◆ **Exercise requirements**
Return, word for word, the lines from the line holding "Write the Apache ECharts code for this chart." through the line holding "const axisMin = 0, axisMax". Include both end lines and no others.
○ ○ ○ ○ ○ ○ ○
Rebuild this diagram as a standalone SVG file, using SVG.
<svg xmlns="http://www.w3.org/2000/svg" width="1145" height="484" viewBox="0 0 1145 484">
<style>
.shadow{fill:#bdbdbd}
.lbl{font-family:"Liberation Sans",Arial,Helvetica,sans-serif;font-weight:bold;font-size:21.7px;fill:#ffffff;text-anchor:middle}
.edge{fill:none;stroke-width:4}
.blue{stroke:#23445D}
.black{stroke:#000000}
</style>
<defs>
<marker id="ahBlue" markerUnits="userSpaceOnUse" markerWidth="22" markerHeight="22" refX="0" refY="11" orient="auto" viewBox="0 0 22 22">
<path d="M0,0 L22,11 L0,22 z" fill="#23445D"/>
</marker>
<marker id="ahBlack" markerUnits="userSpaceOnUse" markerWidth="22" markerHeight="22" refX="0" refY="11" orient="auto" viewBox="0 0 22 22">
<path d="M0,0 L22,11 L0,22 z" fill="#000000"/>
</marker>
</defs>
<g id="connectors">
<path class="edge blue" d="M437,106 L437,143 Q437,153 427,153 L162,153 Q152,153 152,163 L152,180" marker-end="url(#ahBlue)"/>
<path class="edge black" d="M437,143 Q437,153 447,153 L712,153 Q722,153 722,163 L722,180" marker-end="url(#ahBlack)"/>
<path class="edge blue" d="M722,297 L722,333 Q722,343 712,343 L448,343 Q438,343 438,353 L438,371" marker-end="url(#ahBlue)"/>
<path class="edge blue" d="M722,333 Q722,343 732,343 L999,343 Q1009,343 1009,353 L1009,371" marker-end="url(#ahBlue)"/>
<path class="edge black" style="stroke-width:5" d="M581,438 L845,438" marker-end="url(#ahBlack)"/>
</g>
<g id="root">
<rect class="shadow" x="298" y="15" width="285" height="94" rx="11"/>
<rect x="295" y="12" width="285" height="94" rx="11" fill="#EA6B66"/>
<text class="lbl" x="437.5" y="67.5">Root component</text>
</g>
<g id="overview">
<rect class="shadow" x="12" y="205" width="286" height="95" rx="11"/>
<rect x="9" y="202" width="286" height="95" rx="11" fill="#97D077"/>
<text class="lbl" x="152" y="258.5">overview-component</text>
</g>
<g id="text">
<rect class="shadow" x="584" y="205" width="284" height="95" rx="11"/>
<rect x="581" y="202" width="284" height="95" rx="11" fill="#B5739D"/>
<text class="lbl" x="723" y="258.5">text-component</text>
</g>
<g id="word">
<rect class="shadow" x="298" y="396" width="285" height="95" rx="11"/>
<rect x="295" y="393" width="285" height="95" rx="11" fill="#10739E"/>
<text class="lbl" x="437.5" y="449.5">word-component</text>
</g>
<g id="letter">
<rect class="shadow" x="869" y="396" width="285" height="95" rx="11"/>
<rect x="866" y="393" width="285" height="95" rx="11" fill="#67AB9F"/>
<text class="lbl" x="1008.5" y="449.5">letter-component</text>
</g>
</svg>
○ ○ ○ ○ ○ ○ ○
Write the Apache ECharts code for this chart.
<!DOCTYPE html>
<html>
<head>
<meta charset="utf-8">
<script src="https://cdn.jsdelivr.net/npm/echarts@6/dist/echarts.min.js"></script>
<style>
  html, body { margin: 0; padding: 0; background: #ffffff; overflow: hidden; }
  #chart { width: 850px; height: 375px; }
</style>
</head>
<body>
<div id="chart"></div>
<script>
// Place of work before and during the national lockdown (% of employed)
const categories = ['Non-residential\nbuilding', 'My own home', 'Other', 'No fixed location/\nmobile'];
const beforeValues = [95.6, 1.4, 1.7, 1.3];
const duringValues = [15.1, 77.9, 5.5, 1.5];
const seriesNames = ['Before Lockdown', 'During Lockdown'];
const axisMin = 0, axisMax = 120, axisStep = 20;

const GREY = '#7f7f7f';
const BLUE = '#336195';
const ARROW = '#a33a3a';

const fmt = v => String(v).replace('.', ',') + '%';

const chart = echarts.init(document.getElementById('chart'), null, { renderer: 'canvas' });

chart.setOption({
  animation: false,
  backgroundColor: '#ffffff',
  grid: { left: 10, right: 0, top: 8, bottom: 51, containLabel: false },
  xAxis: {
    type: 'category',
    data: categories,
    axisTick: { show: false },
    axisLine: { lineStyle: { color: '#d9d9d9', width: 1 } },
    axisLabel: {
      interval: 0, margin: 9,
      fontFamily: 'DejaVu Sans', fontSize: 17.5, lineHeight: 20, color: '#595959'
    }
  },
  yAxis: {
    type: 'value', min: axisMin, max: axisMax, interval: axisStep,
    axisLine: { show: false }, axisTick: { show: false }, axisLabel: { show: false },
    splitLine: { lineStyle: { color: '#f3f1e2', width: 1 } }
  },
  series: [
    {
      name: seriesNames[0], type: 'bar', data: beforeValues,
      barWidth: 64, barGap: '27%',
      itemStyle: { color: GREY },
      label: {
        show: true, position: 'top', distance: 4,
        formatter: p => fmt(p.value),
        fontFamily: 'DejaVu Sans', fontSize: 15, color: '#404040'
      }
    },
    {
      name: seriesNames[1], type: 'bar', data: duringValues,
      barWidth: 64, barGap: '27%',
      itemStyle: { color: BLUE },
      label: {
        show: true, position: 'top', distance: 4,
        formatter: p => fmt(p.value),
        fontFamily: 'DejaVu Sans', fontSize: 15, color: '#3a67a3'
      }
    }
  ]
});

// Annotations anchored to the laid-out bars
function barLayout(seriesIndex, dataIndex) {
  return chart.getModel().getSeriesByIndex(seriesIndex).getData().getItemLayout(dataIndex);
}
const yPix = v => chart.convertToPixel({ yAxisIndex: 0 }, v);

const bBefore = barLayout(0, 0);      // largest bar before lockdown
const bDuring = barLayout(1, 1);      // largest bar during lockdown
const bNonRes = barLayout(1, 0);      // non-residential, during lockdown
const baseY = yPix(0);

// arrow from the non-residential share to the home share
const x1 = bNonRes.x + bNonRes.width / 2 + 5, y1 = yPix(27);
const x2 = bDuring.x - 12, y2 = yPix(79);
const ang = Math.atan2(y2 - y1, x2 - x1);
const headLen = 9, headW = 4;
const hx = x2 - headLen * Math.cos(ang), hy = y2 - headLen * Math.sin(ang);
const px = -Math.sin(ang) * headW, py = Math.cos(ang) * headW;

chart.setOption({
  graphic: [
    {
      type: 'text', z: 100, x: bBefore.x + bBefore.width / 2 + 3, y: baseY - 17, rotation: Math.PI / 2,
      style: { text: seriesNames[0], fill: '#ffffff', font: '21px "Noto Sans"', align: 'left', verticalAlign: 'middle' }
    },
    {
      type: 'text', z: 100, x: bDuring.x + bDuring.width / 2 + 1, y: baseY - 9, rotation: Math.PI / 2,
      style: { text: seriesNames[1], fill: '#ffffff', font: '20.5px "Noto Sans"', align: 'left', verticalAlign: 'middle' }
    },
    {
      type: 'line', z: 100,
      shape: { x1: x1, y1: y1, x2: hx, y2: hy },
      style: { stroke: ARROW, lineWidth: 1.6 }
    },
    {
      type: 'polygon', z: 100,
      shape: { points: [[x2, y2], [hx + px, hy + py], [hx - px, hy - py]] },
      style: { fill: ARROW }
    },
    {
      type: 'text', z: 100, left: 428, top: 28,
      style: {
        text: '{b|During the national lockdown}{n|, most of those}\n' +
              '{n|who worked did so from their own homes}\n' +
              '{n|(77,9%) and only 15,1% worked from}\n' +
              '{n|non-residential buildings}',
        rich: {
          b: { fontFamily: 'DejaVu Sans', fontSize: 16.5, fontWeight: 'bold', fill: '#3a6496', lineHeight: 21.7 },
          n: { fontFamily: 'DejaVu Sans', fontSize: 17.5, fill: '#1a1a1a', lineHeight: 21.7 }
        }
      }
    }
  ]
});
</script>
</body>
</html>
○ ○ ○ ○ ○ ○ ○
◆ **Task answer**
Write the Apache ECharts code for this chart.
<!DOCTYPE html>
<html>
<head>
<meta charset="utf-8">
<script src="https://cdn.jsdelivr.net/npm/echarts@6/dist/echarts.min.js"></script>
<style>
  html, body { margin: 0; padding: 0; background: #ffffff; overflow: hidden; }
  #chart { width: 850px; height: 375px; }
</style>
</head>
<body>
<div id="chart"></div>
<script>
// Place of work before and during the national lockdown (% of employed)
const categories = ['Non-residential\nbuilding', 'My own home', 'Other', 'No fixed location/\nmobile'];
const beforeValues = [95.6, 1.4, 1.7, 1.3];
const duringValues = [15.1, 77.9, 5.5, 1.5];
const seriesNames = ['Before Lockdown', 'During Lockdown'];
const axisMin = 0, axisMax = 120, axisStep = 20;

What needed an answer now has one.